# Start of DATASET EXTRACT

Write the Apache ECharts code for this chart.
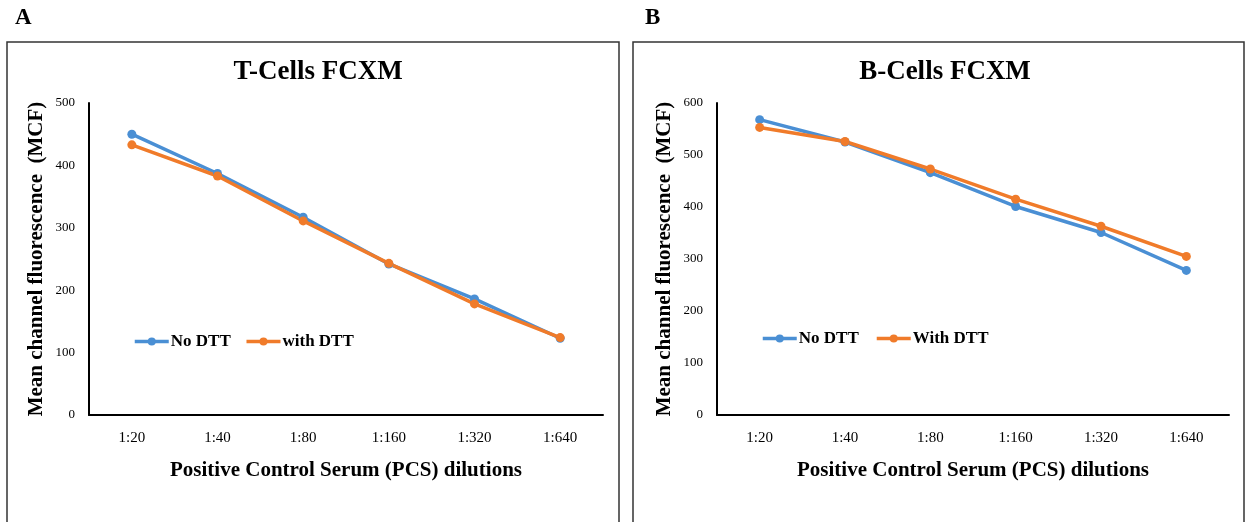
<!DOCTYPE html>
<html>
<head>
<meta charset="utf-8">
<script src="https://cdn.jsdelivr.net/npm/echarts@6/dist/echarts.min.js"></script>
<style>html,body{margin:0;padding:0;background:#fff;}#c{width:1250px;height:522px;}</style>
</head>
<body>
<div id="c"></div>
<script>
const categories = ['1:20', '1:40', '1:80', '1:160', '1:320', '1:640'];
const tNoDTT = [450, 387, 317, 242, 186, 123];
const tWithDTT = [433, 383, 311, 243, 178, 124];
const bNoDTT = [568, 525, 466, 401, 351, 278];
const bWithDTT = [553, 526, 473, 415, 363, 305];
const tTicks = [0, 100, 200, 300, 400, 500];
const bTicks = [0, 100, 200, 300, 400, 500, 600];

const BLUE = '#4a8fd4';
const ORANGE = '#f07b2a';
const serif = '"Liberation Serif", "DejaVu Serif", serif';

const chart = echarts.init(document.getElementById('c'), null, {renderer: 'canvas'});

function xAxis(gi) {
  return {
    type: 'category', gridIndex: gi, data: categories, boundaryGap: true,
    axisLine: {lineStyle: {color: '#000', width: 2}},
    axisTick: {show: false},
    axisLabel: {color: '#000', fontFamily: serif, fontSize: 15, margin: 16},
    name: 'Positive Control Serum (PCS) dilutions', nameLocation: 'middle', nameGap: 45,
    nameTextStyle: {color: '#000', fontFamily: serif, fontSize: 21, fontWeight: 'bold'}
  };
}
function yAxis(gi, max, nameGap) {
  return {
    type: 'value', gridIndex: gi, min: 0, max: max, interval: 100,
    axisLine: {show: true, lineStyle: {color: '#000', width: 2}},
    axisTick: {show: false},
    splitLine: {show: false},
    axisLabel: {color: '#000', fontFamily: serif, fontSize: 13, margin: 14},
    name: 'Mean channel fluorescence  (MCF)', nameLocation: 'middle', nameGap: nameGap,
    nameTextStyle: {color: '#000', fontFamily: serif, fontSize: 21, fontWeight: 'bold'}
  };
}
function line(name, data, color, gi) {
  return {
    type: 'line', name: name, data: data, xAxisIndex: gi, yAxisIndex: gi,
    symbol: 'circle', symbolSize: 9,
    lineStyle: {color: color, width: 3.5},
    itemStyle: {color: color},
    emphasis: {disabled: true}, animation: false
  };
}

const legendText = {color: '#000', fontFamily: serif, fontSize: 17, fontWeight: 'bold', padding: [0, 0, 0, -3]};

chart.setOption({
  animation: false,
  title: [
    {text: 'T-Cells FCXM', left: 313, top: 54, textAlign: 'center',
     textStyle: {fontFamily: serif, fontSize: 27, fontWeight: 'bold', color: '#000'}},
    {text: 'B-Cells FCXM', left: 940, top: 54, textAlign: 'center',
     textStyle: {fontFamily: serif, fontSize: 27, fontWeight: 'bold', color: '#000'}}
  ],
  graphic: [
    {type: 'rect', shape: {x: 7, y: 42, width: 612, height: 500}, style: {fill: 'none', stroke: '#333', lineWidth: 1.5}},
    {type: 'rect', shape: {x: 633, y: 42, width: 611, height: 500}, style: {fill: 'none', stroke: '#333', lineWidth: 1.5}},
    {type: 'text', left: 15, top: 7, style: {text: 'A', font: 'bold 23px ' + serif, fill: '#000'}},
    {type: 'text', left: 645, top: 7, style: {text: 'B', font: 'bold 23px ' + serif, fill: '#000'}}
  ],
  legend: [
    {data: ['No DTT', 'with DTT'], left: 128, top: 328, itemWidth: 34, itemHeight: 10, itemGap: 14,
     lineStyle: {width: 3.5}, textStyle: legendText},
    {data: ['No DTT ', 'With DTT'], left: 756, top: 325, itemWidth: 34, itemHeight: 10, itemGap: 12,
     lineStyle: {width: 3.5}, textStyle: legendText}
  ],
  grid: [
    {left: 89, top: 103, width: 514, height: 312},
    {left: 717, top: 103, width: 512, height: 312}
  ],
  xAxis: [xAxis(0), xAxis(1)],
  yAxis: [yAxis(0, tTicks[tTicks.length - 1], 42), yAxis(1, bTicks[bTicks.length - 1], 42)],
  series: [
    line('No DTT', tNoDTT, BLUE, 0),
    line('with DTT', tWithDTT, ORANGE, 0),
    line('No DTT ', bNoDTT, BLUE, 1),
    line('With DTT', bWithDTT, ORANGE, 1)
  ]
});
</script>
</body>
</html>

# End of DATASET EXTRACT

* **AIM**: Reproduce all of the material above word for word. Omit the pictures.

* **RESULT OF THIS TASK**:
Write the Apache ECharts code for this chart.
<!DOCTYPE html>
<html>
<head>
<meta charset="utf-8">
<script src="https://cdn.jsdelivr.net/npm/echarts@6/dist/echarts.min.js"></script>
<style>html,body{margin:0;padding:0;background:#fff;}#c{width:1250px;height:522px;}</style>
</head>
<body>
<div id="c"></div>
<script>
const categories = ['1:20', '1:40', '1:80', '1:160', '1:320', '1:640'];
const tNoDTT = [450, 387, 317, 242, 186, 123];
const tWithDTT = [433, 383, 311, 243, 178, 124];
const bNoDTT = [568, 525, 466, 401, 351, 278];
const bWithDTT = [553, 526, 473, 415, 363, 305];
const tTicks = [0, 100, 200, 300, 400, 500];
const bTicks = [0, 100, 200, 300, 400, 500, 600];

const BLUE = '#4a8fd4';
const ORANGE = '#f07b2a';
const serif = '"Liberation Serif", "DejaVu Serif", serif';

const chart = echarts.init(document.getElementById('c'), null, {renderer: 'canvas'});

function xAxis(gi) {
  return {
    type: 'category', gridIndex: gi, data: categories, boundaryGap: true,
    axisLine: {lineStyle: {color: '#000', width: 2}},
    axisTick: {show: false},
    axisLabel: {color: '#000', fontFamily: serif, fontSize: 15, margin: 16},
    name: 'Positive Control Serum (PCS) dilutions', nameLocation: 'middle', nameGap: 45,
    nameTextStyle: {color: '#000', fontFamily: serif, fontSize: 21, fontWeight: 'bold'}
  };
}
function yAxis(gi, max, nameGap) {
  return {
    type: 'value', gridIndex: gi, min: 0, max: max, interval: 100,
    axisLine: {show: true, lineStyle: {color: '#000', width: 2}},
    axisTick: {show: false},
    splitLine: {show: false},
    axisLabel: {color: '#000', fontFamily: serif, fontSize: 13, margin: 14},
    name: 'Mean channel fluorescence  (MCF)', nameLocation: 'middle', nameGap: nameGap,
    nameTextStyle: {color: '#000', fontFamily: serif, fontSize: 21, fontWeight: 'bold'}
  };
}
function line(name, data, color, gi) {
  return {
    type: 'line', name: name, data: data, xAxisIndex: gi, yAxisIndex: gi,
    symbol: 'circle', symbolSize: 9,
    lineStyle: {color: color, width: 3.5},
    itemStyle: {color: color},
    emphasis: {disabled: true}, animation: false
  };
}

const legendText = {color: '#000', fontFamily: serif, fontSize: 17, fontWeight: 'bold', padding: [0, 0, 0, -3]};

chart.setOption({
  animation: false,
  title: [
    {text: 'T-Cells FCXM', left: 313, top: 54, textAlign: 'center',
     textStyle: {fontFamily: serif, fontSize: 27, fontWeight: 'bold', color: '#000'}},
    {text: 'B-Cells FCXM', left: 940, top: 54, textAlign: 'center',
     textStyle: {fontFamily: serif, fontSize: 27, fontWeight: 'bold', color: '#000'}}
  ],
  graphic: [
    {type: 'rect', shape: {x: 7, y: 42, width: 612, height: 500}, style: {fill: 'none', stroke: '#333', lineWidth: 1.5}},
    {type: 'rect', shape: {x: 633, y: 42, width: 611, height: 500}, style: {fill: 'none', stroke: '#333', lineWidth: 1.5}},
    {type: 'text', left: 15, top: 7, style: {text: 'A', font: 'bold 23px ' + serif, fill: '#000'}},
    {type: 'text', left: 645, top: 7, style: {text: 'B', font: 'bold 23px ' + serif, fill: '#000'}}
  ],
  legend: [
    {data: ['No DTT', 'with DTT'], left: 128, top: 328, itemWidth: 34, itemHeight: 10, itemGap: 14,
     lineStyle: {width: 3.5}, textStyle: legendText},
    {data: ['No DTT ', 'With DTT'], left: 756, top: 325, itemWidth: 34, itemHeight: 10, itemGap: 12,
     lineStyle: {width: 3.5}, textStyle: legendText}
  ],
  grid: [
    {left: 89, top: 103, width: 514, height: 312},
    {left: 717, top: 103, width: 512, height: 312}
  ],
  xAxis: [xAxis(0), xAxis(1)],
  yAxis: [yAxis(0, tTicks[tTicks.length - 1], 42), yAxis(1, bTicks[bTicks.length - 1], 42)],
  series: [
    line('No DTT', tNoDTT, BLUE, 0),
    line('with DTT', tWithDTT, ORANGE, 0),
    line('No DTT ', bNoDTT, BLUE, 1),
    line('With DTT', bWithDTT, ORANGE, 1)
  ]
});
</script>
</body>
</html>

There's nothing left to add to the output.